* _Task_:
Check every line of the material below for the string "this", and return the ones that have it.

* _Available data_:

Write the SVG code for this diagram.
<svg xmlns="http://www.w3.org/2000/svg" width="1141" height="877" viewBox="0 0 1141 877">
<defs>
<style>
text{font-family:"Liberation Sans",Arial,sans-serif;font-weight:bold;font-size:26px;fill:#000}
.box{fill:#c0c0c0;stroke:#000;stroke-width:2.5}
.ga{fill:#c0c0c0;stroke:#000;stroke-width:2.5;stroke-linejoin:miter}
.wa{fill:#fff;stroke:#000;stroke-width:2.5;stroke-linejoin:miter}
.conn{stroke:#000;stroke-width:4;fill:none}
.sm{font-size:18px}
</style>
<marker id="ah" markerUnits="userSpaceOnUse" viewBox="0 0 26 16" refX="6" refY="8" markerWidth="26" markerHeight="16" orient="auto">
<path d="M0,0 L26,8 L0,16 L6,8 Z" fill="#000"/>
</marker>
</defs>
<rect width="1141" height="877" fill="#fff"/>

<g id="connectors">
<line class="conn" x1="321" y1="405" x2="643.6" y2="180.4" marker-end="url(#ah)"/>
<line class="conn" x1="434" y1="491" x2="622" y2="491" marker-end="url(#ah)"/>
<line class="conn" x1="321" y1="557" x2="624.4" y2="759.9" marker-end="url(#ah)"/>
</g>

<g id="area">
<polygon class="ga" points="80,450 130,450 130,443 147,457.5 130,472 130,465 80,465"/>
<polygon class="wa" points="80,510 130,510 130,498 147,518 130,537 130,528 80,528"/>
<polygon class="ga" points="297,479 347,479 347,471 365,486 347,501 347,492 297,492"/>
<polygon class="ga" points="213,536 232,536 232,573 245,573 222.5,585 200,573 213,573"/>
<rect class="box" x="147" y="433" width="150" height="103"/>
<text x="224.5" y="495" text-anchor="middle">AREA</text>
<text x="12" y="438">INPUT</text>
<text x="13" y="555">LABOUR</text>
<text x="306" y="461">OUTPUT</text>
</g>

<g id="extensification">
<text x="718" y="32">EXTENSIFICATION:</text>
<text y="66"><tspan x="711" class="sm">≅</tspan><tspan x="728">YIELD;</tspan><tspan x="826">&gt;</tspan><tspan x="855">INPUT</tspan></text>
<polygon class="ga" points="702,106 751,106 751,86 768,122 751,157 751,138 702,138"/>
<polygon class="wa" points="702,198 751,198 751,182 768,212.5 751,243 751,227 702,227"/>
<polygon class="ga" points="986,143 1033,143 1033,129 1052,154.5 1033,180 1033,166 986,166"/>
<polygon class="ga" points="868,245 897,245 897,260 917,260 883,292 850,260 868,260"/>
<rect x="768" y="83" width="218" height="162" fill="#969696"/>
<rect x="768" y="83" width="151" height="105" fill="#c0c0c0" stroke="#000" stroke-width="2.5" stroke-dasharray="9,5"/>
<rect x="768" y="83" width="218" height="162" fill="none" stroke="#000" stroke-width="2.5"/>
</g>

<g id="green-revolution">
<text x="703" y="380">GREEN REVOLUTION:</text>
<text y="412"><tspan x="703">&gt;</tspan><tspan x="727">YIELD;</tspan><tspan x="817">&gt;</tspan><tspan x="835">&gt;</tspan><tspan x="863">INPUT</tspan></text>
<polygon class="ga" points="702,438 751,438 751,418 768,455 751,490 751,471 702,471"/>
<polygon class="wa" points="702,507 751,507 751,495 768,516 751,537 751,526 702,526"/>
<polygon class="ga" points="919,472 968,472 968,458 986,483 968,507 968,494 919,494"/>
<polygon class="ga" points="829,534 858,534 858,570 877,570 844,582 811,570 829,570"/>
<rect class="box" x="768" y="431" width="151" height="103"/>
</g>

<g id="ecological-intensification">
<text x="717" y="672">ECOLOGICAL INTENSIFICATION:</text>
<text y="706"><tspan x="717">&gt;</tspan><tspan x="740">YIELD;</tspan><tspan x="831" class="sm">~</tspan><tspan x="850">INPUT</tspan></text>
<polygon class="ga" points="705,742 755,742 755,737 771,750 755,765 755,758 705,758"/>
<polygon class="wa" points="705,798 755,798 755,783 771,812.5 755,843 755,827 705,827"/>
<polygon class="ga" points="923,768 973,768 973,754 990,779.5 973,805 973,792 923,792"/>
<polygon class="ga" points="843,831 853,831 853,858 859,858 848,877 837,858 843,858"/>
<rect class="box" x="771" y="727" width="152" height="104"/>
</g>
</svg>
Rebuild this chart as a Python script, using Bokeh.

* _The answer_:
Write the SVG code for this diagram.
Rebuild this chart as a Python script, using Bokeh.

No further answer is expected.